DATA FOR PROCESSING:
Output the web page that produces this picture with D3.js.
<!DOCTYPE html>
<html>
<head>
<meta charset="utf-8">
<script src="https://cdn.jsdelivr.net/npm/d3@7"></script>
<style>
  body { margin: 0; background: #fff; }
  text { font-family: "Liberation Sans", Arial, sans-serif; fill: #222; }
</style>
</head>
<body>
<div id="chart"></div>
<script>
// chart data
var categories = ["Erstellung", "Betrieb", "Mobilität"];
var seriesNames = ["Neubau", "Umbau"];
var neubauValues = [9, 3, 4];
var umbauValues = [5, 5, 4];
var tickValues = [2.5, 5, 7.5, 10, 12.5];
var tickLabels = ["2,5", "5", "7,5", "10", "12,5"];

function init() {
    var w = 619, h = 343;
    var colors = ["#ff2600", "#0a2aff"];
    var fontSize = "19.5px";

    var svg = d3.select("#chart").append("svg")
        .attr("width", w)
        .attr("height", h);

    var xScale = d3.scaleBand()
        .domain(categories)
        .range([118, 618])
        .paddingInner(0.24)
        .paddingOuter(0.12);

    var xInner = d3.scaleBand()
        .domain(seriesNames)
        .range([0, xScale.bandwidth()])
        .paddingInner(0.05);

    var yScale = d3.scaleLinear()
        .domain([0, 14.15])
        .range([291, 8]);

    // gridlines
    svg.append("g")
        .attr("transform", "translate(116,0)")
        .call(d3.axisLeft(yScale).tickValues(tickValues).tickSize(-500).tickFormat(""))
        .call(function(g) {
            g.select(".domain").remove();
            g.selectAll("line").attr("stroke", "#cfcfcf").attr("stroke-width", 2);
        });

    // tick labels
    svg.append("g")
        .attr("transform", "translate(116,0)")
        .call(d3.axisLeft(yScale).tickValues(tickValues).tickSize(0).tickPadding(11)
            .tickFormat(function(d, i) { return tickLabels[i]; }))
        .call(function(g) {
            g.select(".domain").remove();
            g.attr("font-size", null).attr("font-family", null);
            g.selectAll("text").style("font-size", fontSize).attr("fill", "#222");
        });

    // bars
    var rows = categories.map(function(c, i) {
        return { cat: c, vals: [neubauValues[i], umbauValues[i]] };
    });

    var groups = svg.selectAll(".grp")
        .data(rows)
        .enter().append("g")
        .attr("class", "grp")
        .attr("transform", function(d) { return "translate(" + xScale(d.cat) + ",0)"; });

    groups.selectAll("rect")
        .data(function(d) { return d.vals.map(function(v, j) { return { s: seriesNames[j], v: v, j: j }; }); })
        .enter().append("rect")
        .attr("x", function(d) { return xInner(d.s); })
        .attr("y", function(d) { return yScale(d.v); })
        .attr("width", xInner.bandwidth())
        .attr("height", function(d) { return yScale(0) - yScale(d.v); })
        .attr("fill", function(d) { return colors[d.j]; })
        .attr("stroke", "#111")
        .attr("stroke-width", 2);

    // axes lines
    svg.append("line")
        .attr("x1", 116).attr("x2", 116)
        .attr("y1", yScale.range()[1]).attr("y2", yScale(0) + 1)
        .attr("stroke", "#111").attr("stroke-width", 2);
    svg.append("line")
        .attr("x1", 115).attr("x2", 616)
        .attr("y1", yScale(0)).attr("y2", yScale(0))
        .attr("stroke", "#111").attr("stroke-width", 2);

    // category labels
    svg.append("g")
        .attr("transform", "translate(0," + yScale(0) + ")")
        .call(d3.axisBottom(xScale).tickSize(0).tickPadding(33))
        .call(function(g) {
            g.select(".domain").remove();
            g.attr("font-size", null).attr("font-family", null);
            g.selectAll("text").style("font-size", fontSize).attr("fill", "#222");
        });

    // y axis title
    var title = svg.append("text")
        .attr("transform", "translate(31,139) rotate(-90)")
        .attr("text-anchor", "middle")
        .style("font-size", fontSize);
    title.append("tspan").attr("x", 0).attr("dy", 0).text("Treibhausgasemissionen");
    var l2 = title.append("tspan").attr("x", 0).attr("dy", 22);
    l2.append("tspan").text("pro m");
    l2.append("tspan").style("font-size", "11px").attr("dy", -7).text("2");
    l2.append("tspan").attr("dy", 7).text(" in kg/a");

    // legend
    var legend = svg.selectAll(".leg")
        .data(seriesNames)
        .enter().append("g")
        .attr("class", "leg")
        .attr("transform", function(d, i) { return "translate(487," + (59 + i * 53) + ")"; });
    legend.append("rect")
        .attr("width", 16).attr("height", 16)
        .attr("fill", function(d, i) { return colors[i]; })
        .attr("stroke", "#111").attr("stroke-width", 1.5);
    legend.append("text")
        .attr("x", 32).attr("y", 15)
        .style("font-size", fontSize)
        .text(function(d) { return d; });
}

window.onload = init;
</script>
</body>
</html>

* * *

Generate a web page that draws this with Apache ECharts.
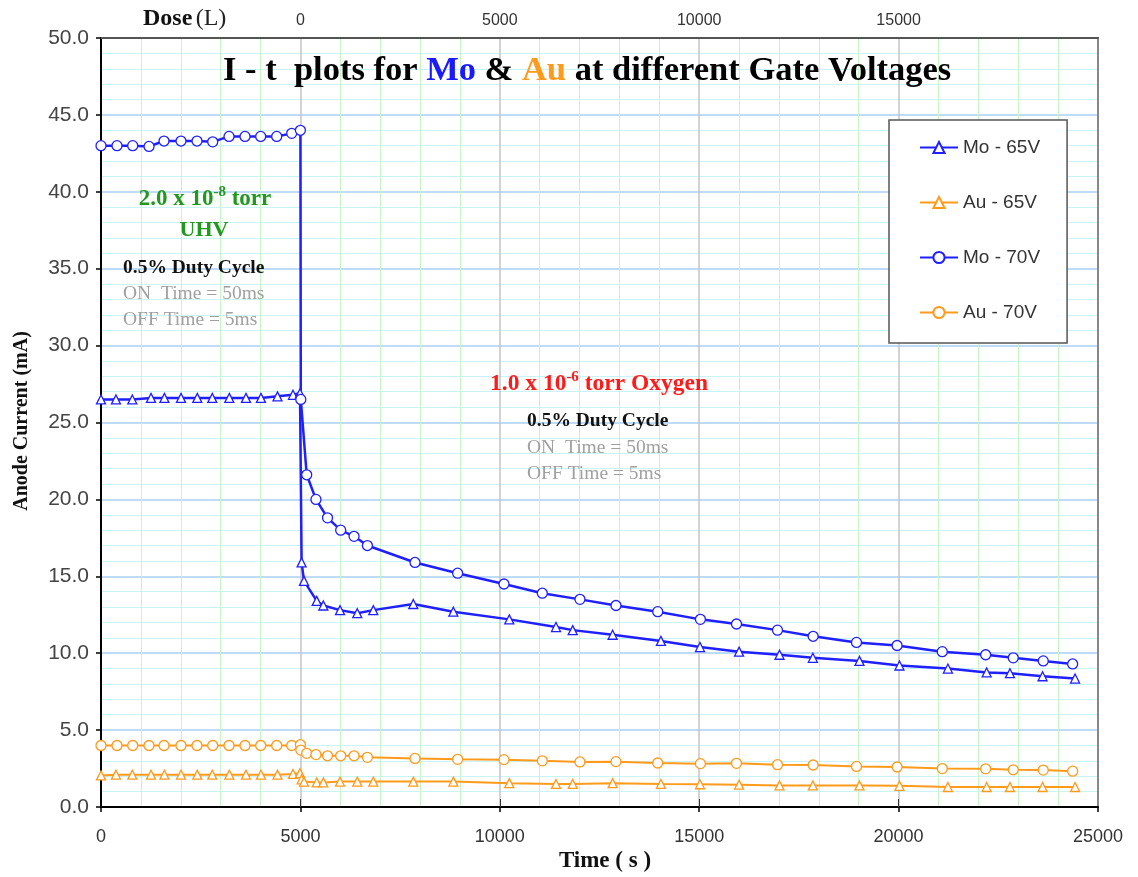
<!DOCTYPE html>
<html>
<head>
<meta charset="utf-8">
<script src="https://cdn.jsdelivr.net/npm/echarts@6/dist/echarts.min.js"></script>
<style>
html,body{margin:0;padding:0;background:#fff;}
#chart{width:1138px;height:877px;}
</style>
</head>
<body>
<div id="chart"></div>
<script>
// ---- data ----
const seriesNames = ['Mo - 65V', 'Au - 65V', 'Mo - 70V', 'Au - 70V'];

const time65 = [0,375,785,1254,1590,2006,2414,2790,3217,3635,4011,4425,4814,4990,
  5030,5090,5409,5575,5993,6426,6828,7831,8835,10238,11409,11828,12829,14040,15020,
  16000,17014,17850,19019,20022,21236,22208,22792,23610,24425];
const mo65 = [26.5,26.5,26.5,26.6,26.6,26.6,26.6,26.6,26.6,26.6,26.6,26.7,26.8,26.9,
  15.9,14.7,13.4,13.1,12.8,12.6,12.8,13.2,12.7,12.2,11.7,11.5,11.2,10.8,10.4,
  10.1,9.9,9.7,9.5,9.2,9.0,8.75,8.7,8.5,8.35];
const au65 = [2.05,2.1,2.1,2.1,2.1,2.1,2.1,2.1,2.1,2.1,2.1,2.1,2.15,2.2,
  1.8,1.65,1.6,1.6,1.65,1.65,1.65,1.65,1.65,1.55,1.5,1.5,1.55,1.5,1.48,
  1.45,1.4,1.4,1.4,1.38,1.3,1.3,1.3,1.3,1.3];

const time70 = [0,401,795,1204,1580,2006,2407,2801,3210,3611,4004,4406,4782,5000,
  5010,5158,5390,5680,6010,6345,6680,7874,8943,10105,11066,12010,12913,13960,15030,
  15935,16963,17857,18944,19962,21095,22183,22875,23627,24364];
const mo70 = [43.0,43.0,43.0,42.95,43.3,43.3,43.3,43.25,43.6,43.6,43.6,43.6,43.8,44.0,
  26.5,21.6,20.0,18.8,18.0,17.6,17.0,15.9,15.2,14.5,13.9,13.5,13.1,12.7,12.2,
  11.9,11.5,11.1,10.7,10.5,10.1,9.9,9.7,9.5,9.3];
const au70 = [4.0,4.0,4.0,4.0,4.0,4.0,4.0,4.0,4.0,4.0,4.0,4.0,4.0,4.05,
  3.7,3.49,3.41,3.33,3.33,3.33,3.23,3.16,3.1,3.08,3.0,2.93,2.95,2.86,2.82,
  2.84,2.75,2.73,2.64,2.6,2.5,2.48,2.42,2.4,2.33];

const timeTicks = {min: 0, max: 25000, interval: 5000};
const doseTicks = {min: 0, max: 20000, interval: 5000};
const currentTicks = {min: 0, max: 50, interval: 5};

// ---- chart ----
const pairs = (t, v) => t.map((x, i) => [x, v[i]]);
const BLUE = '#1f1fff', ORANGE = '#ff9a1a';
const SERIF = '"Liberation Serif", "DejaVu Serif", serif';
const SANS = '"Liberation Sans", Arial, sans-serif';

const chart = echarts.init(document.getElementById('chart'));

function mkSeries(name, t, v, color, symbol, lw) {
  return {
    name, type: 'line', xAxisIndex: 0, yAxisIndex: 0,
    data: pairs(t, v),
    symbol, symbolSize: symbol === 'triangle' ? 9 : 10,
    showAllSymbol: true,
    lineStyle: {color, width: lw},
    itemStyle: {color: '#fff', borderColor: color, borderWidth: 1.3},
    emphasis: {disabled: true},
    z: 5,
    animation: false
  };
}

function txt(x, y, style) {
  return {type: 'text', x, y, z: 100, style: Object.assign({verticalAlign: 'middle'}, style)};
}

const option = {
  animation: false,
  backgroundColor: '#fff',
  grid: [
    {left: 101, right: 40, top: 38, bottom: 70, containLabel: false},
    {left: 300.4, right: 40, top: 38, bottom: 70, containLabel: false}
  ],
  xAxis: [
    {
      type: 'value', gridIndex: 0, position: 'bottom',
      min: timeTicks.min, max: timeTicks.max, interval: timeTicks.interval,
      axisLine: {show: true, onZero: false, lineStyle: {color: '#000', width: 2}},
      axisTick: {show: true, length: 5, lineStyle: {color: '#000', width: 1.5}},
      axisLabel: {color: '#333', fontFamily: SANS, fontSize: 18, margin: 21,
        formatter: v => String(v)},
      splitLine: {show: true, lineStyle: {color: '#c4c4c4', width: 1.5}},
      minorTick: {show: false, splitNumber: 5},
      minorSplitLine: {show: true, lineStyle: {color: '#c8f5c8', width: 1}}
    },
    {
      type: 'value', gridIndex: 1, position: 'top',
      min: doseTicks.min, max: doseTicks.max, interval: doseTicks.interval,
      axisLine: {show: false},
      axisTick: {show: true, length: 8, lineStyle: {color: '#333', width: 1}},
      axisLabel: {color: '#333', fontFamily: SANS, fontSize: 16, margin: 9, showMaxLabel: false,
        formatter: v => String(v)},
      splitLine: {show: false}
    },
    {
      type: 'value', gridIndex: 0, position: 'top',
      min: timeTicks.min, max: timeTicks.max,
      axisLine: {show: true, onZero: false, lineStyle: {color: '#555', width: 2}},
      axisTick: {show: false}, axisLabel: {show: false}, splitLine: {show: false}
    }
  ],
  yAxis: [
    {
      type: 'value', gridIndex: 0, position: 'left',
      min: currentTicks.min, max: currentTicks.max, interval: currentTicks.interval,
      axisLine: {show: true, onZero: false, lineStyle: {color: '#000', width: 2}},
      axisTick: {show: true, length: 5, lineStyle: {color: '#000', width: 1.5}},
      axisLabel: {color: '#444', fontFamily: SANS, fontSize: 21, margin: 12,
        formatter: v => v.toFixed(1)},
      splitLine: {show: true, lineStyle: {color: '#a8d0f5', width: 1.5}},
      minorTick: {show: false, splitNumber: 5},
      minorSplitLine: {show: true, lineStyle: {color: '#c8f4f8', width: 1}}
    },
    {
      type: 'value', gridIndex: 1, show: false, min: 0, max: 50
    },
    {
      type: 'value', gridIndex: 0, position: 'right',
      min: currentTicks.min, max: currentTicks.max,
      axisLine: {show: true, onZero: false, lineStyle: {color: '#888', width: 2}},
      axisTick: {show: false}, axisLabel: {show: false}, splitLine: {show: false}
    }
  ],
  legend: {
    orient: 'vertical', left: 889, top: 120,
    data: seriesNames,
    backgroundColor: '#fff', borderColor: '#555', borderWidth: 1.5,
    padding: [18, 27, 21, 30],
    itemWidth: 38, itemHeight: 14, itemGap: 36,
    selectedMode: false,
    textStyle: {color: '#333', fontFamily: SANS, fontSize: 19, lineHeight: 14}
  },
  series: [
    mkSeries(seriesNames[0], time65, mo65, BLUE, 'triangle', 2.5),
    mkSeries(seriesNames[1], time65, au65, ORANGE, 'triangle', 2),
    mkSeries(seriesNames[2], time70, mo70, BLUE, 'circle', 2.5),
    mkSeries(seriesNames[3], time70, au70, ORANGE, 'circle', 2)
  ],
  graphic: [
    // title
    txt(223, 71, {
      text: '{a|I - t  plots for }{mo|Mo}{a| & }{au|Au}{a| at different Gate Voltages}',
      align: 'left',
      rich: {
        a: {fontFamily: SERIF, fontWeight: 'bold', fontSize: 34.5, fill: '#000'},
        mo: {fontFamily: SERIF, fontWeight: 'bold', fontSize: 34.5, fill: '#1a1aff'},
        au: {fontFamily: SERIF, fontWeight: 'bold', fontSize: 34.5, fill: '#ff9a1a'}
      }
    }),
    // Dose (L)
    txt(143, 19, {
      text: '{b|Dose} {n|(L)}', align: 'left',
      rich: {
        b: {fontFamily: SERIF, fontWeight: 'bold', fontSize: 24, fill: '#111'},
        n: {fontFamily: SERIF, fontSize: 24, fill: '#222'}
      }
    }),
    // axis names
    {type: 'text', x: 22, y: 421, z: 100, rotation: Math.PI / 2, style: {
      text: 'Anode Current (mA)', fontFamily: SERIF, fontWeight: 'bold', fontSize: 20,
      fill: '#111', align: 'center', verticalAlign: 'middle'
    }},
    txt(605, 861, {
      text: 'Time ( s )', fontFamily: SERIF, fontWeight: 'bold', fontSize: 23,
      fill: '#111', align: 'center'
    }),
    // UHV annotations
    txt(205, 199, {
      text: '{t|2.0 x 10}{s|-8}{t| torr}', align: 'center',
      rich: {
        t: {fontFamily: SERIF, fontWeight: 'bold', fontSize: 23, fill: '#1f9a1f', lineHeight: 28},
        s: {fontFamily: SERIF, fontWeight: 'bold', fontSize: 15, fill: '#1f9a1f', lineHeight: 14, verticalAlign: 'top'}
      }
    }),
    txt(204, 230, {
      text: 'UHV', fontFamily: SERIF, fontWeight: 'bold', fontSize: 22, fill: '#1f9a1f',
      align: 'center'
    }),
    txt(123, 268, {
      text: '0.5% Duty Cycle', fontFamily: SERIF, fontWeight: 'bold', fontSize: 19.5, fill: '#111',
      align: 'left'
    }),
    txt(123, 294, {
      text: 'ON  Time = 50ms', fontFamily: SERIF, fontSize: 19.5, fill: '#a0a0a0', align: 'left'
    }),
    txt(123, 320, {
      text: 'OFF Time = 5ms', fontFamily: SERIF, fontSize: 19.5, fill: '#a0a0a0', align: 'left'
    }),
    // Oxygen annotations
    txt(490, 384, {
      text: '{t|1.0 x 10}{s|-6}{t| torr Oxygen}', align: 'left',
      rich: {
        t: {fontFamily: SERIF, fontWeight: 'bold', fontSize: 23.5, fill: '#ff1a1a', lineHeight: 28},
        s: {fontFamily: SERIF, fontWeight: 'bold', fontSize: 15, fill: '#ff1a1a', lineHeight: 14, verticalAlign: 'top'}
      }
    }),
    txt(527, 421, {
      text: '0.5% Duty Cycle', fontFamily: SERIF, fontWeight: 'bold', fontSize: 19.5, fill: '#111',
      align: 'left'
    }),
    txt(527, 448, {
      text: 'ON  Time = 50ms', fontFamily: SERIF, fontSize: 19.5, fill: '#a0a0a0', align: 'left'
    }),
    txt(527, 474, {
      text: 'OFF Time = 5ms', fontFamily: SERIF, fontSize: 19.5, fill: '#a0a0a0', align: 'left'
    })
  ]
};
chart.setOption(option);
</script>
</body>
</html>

...

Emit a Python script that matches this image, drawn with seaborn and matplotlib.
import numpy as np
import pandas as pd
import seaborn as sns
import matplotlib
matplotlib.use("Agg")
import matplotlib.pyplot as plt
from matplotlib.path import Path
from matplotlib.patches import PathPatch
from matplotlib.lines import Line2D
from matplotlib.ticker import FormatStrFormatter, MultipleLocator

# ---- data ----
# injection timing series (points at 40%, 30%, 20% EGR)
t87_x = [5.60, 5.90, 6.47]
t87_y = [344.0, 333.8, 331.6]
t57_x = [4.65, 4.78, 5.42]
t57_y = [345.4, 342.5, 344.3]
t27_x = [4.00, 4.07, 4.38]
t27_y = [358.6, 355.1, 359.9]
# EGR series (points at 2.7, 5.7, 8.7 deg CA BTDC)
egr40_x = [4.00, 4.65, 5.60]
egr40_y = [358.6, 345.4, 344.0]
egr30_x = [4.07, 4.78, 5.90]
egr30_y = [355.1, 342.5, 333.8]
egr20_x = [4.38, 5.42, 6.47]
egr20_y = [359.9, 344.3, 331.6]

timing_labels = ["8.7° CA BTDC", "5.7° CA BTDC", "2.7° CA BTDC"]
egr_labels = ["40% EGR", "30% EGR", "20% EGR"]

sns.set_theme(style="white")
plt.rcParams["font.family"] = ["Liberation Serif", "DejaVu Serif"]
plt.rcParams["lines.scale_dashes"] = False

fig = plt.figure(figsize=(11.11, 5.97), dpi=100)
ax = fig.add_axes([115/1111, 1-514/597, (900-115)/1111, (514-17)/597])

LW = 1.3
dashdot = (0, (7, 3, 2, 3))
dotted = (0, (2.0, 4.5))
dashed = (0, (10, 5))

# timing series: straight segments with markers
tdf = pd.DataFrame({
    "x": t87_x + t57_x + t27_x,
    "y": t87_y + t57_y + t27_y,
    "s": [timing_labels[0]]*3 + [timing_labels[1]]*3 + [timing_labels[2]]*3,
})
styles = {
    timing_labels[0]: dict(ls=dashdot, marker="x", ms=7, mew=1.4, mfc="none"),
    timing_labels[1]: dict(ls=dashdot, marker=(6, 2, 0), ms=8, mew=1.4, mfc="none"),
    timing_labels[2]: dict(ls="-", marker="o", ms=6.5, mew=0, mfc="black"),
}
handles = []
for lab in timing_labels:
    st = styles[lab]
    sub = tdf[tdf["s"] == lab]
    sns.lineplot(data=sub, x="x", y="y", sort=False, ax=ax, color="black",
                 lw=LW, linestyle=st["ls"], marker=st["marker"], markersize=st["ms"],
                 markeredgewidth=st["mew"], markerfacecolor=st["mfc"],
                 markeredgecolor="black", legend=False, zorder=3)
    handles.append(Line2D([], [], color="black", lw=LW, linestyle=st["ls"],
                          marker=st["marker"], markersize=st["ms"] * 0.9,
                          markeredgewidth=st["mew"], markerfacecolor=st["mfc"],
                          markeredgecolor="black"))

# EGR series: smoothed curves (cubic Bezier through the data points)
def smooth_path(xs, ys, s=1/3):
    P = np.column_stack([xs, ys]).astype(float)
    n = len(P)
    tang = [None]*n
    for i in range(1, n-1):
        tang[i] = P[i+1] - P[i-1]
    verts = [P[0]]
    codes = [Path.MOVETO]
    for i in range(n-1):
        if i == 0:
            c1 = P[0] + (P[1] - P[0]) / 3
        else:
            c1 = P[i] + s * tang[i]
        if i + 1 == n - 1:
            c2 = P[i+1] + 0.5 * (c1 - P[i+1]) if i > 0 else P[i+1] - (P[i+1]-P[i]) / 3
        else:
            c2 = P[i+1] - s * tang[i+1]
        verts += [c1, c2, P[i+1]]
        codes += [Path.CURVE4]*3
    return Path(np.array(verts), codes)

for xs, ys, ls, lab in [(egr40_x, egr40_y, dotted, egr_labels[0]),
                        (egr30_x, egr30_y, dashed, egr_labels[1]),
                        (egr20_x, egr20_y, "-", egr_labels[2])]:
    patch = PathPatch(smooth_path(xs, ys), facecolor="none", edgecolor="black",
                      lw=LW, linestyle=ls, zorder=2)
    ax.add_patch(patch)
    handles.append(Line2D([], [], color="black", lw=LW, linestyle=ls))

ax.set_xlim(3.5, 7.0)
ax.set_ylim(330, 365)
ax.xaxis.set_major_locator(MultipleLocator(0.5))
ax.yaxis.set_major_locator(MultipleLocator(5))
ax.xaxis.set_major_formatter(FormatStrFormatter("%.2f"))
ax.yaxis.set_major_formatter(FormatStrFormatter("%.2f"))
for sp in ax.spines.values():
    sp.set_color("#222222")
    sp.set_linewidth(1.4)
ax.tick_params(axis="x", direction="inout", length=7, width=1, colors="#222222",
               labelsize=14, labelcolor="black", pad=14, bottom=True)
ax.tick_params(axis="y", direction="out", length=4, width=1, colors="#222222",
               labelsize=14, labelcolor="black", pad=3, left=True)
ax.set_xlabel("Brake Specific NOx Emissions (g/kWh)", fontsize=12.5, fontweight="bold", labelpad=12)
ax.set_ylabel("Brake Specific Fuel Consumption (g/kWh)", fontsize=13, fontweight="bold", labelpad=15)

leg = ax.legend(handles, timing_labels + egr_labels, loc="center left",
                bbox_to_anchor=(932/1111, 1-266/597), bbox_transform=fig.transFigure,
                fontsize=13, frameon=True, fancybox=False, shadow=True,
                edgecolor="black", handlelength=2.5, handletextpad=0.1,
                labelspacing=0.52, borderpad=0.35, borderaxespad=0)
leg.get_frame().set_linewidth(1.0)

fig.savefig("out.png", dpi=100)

SET TASK: Extract the stretch of lines that begins at the line with "Generate a web" and ends at the line with "const seriesNames = ['Mo", inclusive. Omit every picture.

SOLUTION TO THE PROBLEM:
Generate a web page that draws this with Apache ECharts.
<!DOCTYPE html>
<html>
<head>
<meta charset="utf-8">
<script src="https://cdn.jsdelivr.net/npm/echarts@6/dist/echarts.min.js"></script>
<style>
html,body{margin:0;padding:0;background:#fff;}
#chart{width:1138px;height:877px;}
</style>
</head>
<body>
<div id="chart"></div>
<script>
// ---- data ----
const seriesNames = ['Mo - 65V', 'Au - 65V', 'Mo - 70V', 'Au - 70V'];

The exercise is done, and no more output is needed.